I couldn’t agree more and I’ve been saying this for much of the duration of having this blog; I have an entire category around the topic of Human Resources, for example.

I’d agree that Human Resources isn’t always the people or the area of the company that you want working with people — because, in a chicken/egg scenario, they can seem more compliance-focused and less people-focused — but then I think you’re getting to a bigger problem of, “Well, what are we trying to really accomplish with Human Resources?”

If you truly have no idea — which honestly, I think many organizations don’t — then you should take the responsibilities you think go with Human Resources and divide them up among 3-4 different places. That might be easier and make more sense in terms of who reports where and who does what (and I think those are very important things for people to understand within an organization before anything can get done).

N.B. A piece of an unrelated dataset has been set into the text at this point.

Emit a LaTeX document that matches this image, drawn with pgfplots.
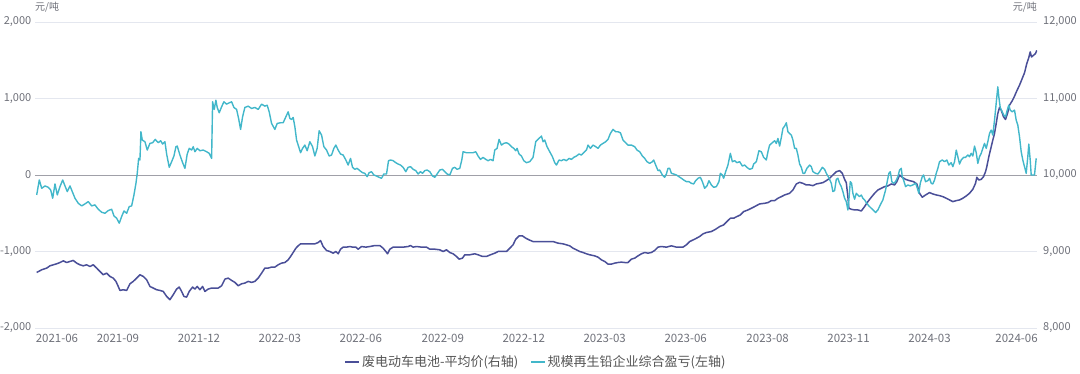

I wonder a lot about why it’s so hard for organizations to change the functionality of their HR department. Here are my best guesses:

1. HR isn’t revenue-facing on surface. (It is highly revenue-facing if it really deals with talent strategy, because without good people, eventually you won’t make money, or the money will start to dry up somewhat.) Things that aren’t tied directly to money tend to get less attention. That’s just standard humans-processing-relevant-information stuff.

2. HR has been viewed as compliance / personnel for years, and many of the people (mostly men) in senior leadership at companies now-a-days still view it as that. HR can clamor for a seat at the table, but … until its role can be re-contextualized around talent or data or something that has a tie back to money, it won’t get that seat at the table.

3. It’s hard to make big changes unless you start with a smaller version of the change; I wrote a little about that yesterday.

4. If you moved HR away from being a compliance function, who would do compliance? Legal? If legal is out-sourced at some huge hourly fee, that’s not sustainable.

5. There’s a part of me that wonders if senior / middle management people like having HR as the “bad cop” in an organization. Think about this in terms of the old boy’s network. Let’s say someone fucks up at work and needs to be fired, right? HR can handle all the dirty parts of that, but the middle manager upstairs can still claim “… well, it’s an HR thing…” and maintain a drinking / networking relationship with the fired employee in pursuit of leads or whatever else he’s chasing. In sum, by making HR the ‘bad guy,’ schlubs in the middle don’t have to sacrifice their relationships. I think there’s some validity to that.

6. I do think people love to hide behind HR. I was applying for this job at Harvard a couple of months ago — maybe about a year now. I was a good fit for the job, and I knew a few people who had ties to the office the job came out of. I got e-mails put in on my behalf and I eventually connected with a hiring manager. Let me just re-state, not to be an asshole, but:

  • I had all the right qualifications.
  • People who knew the hiring people had vouched for me.
  • I was willing to move.
  • I even had proposed a couple of different ideas in line with the responsibilities of the job.

The first thing I got from the hiring manager was, “Well, this is a process that needs to be managed by HR, you know…” Instantly, I knew I wasn’t getting that job. I didn’t get that job. But in reality, here’s what happened: the hiring manager probably didn’t like something about my background, or had his own person set up, or whatever the case may be. I was doomed. But rather than coming out and saying, “Look, this isn’t the best fit…”, he hid behind HR. People love doing that.

That makes HR into an eunuch of sorts. You can’t talk about “talent strategy” if the real strategy is “chase your own people, but let HR be the bad guy who doesn’t respond to anything or give any context.”

Point being: stop keeping HR where it was in the 1970s and before; let it have some real visibility and responsibility in terms of how the people within the company act and interact. If you’re not at least thinking HR could be strategic, you have your head up your ass.